Despite the storm, Gabbard’s team held its ground. Dever, in follow-up letters, pushed back at any accusation of impropriety. He noted that given the sensitivity of the complaint, steps were taken to keep Congress in the loop—even if that looked (to critics) like a secretive game of telephone. In at least one instance, the acting inspector general had to “hand-deliver” documentation to the Gang of Eight, Washington’s most senior national security lawmakers, who weren’t allowed to jot anything down before their “read and return.” Belt-and-suspenders secrecy, but well within legal bounds.
Peeling away the layers, much of this story comes down to the way whispers get amplified in the political echo chamber. The original thrust—Trump’s inner circle consorting with foreign agents—turned out to be air. Instead, two international officials apparently talked about someone with links to Trump. Hardly the stuff of midnight cloak-and-dagger. Still, as one caustic opinion piece observed, sometimes these stories act as a kind of IQ test: “even the story pre-amendment still had way too many holes to take seriously.”

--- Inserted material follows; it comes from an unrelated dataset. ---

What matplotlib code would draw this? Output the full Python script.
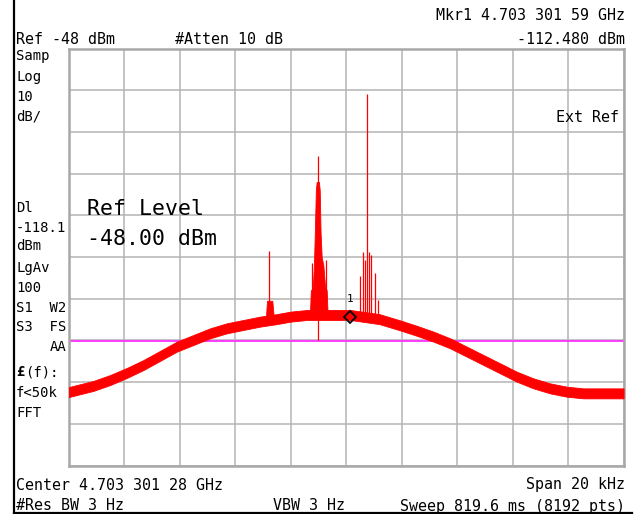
import numpy as np
import matplotlib
matplotlib.use('Agg')
import matplotlib.pyplot as plt
from matplotlib.lines import Line2D

plt.rcParams['font.family'] = ['DejaVu Sans Mono']

# values (offset from center in kHz, level in dBm)
base_khz = [-10.0, -9.1, -8.5, -7.9, -7.3, -6.7, -6.1, -5.5, -4.9, -4.3, -3.7, -3.1,
            -2.5, -2.0, -1.4, -0.5, 0.15, 1.2, 1.95, 2.55, 3.15, 3.75, 4.35, 4.95,
            5.55, 6.15, 6.75, 7.35, 7.95, 8.55, 9.15, 10.0]
base_dbm = [-130.4, -128.9, -127.5, -125.8, -123.9, -121.7, -119.5, -117.9, -116.3,
            -115.1, -114.3, -113.5, -112.9, -112.3, -111.9, -111.9, -111.9, -112.9,
            -114.4, -115.7, -117.1, -118.7, -120.7, -122.7, -124.7, -126.7, -128.3,
            -129.5, -130.3, -130.7, -130.7, -130.7]
noise_pp = 2.4  # peak-to-peak thickness of the trace band, dB

cluster_khz = [-1.30, -1.27, -1.20, -1.16, -1.13, -1.09, -1.06, -1.03, -0.98, -0.95,
               -0.92, -0.88, -0.82, -0.76, -0.70, -0.67]
cluster_dbm = [-111, -106, -105.5, -100, -93, -82, -80, -80, -80, -82,
               -92, -98, -100, -105, -106, -111]

bump_khz = [-2.88, -2.85, -2.66, -2.62]
bump_dbm = [-111.5, -108.5, -108.5, -111.5]

spike_khz = [-2.78, -1.24, -1.01, -0.72, 0.50, 0.62, 0.69, 0.77, 0.83, 0.89, 1.05, 1.16]
spike_dbm = [-96.5, -99.4, -73.8, -98.7, -102.6, -96.7, -98.7, -58.9, -96.7, -97.5,
             -101.9, -108.3]

dip_khz = [-1.01]
dip_dbm = [-118.0]

ref_level = -48.0
display_line = -118.1
mkr_khz = 0.155
mkr_dbm = -112.48

W, H = 640, 514
fig = plt.figure(figsize=(W / 100, H / 100), dpi=100)
fig.patch.set_facecolor('white')


def px(x, y):
    return x / W, 1 - y / H


# plot area in pixels: x 68.6..623.6, y 48.5..465.5
ax = fig.add_axes([68.6 / W, 1 - 465.5 / H, 555 / W, 417 / H])
ax.set_xlim(-10, 10)
ax.set_ylim(ref_level - 100, ref_level)
ax.set_xticks(np.arange(-10, 11, 2))
ax.set_yticks(np.arange(ref_level - 100, ref_level + 1, 10))
ax.tick_params(length=0, labelbottom=False, labelleft=False)
ax.grid(True, color='#b4b4b4', linewidth=1.1)
for s in ax.spines.values():
    s.set_color('#a8a8a8')
    s.set_linewidth(1.8)

red = '#ff0000'
base = np.array(base_dbm)
ax.fill_between(base_khz, base - noise_pp / 2, base + noise_pp / 2,
                color=red, linewidth=0.6, zorder=3)
ax.fill_between(cluster_khz, np.interp(cluster_khz, base_khz, base_dbm), cluster_dbm,
                color=red, linewidth=0.6, zorder=3)
ax.fill_between(bump_khz, np.interp(bump_khz, base_khz, base_dbm), bump_dbm,
                color=red, linewidth=0.6, zorder=3)
ax.vlines(spike_khz, np.interp(spike_khz, base_khz, base_dbm), spike_dbm,
          color=red, linewidth=0.9, zorder=3)
ax.vlines(dip_khz, dip_dbm, np.interp(dip_khz, base_khz, base_dbm),
          color=red, linewidth=0.9, zorder=3)

ax.axhline(display_line, color='#ff30ff', linewidth=1.3, zorder=2)

ax.plot([mkr_khz], [mkr_dbm], marker='D', markersize=6.5, markerfacecolor='none',
        markeredgecolor='black', markeredgewidth=1.3, zorder=5)
ax.text(mkr_khz, mkr_dbm + 3.3, '1', ha='center', va='bottom', fontsize=8,
        color='black', zorder=5)

# screen frame lines
fig.add_artist(Line2D([14 / W, 14 / W], [0, 1], color='black', linewidth=1.6,
                      transform=fig.transFigure))
fig.add_artist(Line2D([14 / W, 632 / W], [1 - 512.5 / H, 1 - 512.5 / H],
                      color='black', linewidth=1.6, transform=fig.transFigure))

fs = 10.8
fs_panel = 10
# header
fig.text(*px(625, 16), 'Mkr1 4.703 301 59 GHz', ha='right', va='center', fontsize=fs)
fig.text(*px(16, 39), 'Ref -48 dBm', ha='left', va='center', fontsize=fs)
fig.text(*px(175, 39), '#Atten 10 dB', ha='left', va='center', fontsize=fs)
fig.text(*px(625, 39), '-112.480 dBm', ha='right', va='center', fontsize=fs)

# left side panel
left_lines = [('Samp', 56), ('Log', 77), ('10', 97), ('dB/', 117), ('Dl', 208),
              ('-118.1', 228), ('dBm', 246), ('LgAv', 268), ('100', 288),
              ('S1  W2', 308), ('S3  FS', 327)]
for txt, yy in left_lines:
    fig.text(*px(16, yy), txt, ha='left', va='center', fontsize=fs_panel)
fig.text(*px(66, 347), 'AA', ha='right', va='center', fontsize=fs_panel)
fig.text(*px(16, 372), '\u00a3', ha='left', va='center', fontsize=fs_panel,
         fontweight='bold')
fig.text(*px(25, 372), '(f):', ha='left', va='center', fontsize=fs_panel)
fig.text(*px(16, 393), 'f<50k', ha='left', va='center', fontsize=fs_panel)
fig.text(*px(16, 413), 'FFT', ha='left', va='center', fontsize=fs_panel)

fig.text(*px(619, 118), 'Ext Ref', ha='right', va='center', fontsize=fs)

# big ref level annotation
fig.text(*px(87, 209), 'Ref Level', ha='left', va='center', fontsize=15.5)
fig.text(*px(87, 239), '-48.00 dBm', ha='left', va='center', fontsize=15.5)

# footer
fig.text(*px(16, 485), 'Center 4.703 301 28 GHz', ha='left', va='center', fontsize=fs)
fig.text(*px(625, 485), 'Span 20 kHz', ha='right', va='center', fontsize=fs)
fig.text(*px(16, 506), '#Res BW 3 Hz', ha='left', va='center', fontsize=fs)
fig.text(*px(273, 506), 'VBW 3 Hz', ha='left', va='center', fontsize=fs)
fig.text(*px(625, 506), 'Sweep 819.6 ms (8192 pts)', ha='right', va='center', fontsize=fs)

fig.savefig('out.png', dpi=100)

What’s left, then, when scandal fades but headlines linger? The episode reads like a commentary on the wider dysfunction in how politicians and the press treat even routine intelligence matters. Anything remotely suggestive of controversy gets a magnifying glass. Once errors are acknowledged, the volume rarely comes down.
Now, Gabbard is set to appear before the Senate Intelligence Committee. The real substance looks relatively thin, but the ordeal is yet another cautionary tale: in today’s Washington, even stray shadows—if they fall across the right players—can look gigantic.